The fruit of the Theobroma cacao tree bears little resemblance to the delectable candy it's used to produce. Transforming the dozens of fleshy seeds inside each of the plant's fruit, or 'pods', requires an extensive process of fermentation, roasting, and grinding that turns the seeds and their pulpy outer covering into a fine paste.

Yet the pod from which the beans are plucked also contains a rich mix of materials that, according to the researchers, could be utilized for not just their sweetness, but their fiber as well.

"Fiber is valuable from a physiological perspective because it naturally regulates intestinal activity and prevents blood sugar levels from rising too rapidly when consuming chocolate," says the study's lead author Kim Mishra, a food technologist from ETH Zürich.

By separating and drying the fiber-rich inner wall – or endocarp – and combining it in powdered form with juice from the pulp that covers the cacao seeds, the researchers found they could make a sweet gel. Feasibly, this could be swapped for the heavily refined carbohydrates commonly added to chocolate recipes.

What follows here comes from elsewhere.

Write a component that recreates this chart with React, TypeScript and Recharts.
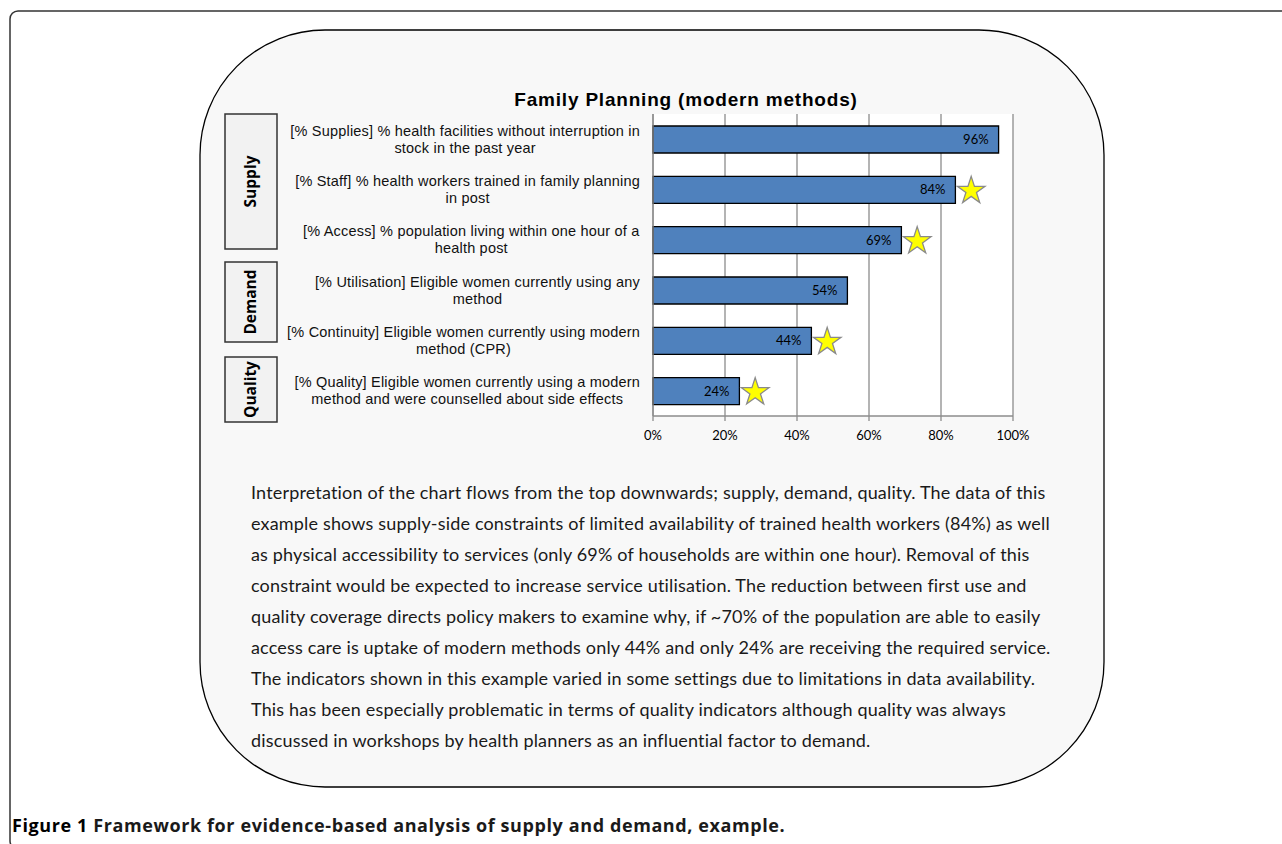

diagram of cacao to chocolate process
The illustration shows the utilization of the entire cocoa fruit. (Kim Mishra)

Tinkering with the temperatures and proportions of juice and endocarp powder eventually resulted in a perfect balance of flavor and mouth-feel.

Not only did the resulting chocolate contain a few more grams of fiber than conventional 100 gram blocks, it provided equivalent sweetness without the same load of sugar. Experiments based on trained volunteers showed that a product that was 20 percent 'whole fruit gel' was as sweet as chocolate that was around 5 to 10 percent powdered sugar.

By comparison, dark chocolate – often touted as a healthier option – tends to contain around 15 to 20 percent sugar.

As an added bonus, parts of the fruit normally discarded as organic waste could be retained and marketed, potentially providing cacao farmers with a much-needed additional source of revenue.

Transforming a novel product developed in a laboratory into a commercially-viable product requires the clearing of numerous hurdles, not least of which is the basic infrastructure.

"Although we've shown that our chocolate is attractive and has a comparable sensory experience to normal chocolate, the entire value creation chain will need to be adapted, starting with the cocoa farmers, who will require drying facilities," Mishra concedes.

Yet with the proof of the whole-fruit chocolate pudding now there in the eating, it's possible that there is enough incentive from a health-conscious market to bring this low-sugar, high-fiber alternative to supermarket shelves in the near future.

This research was published in Nature Foods.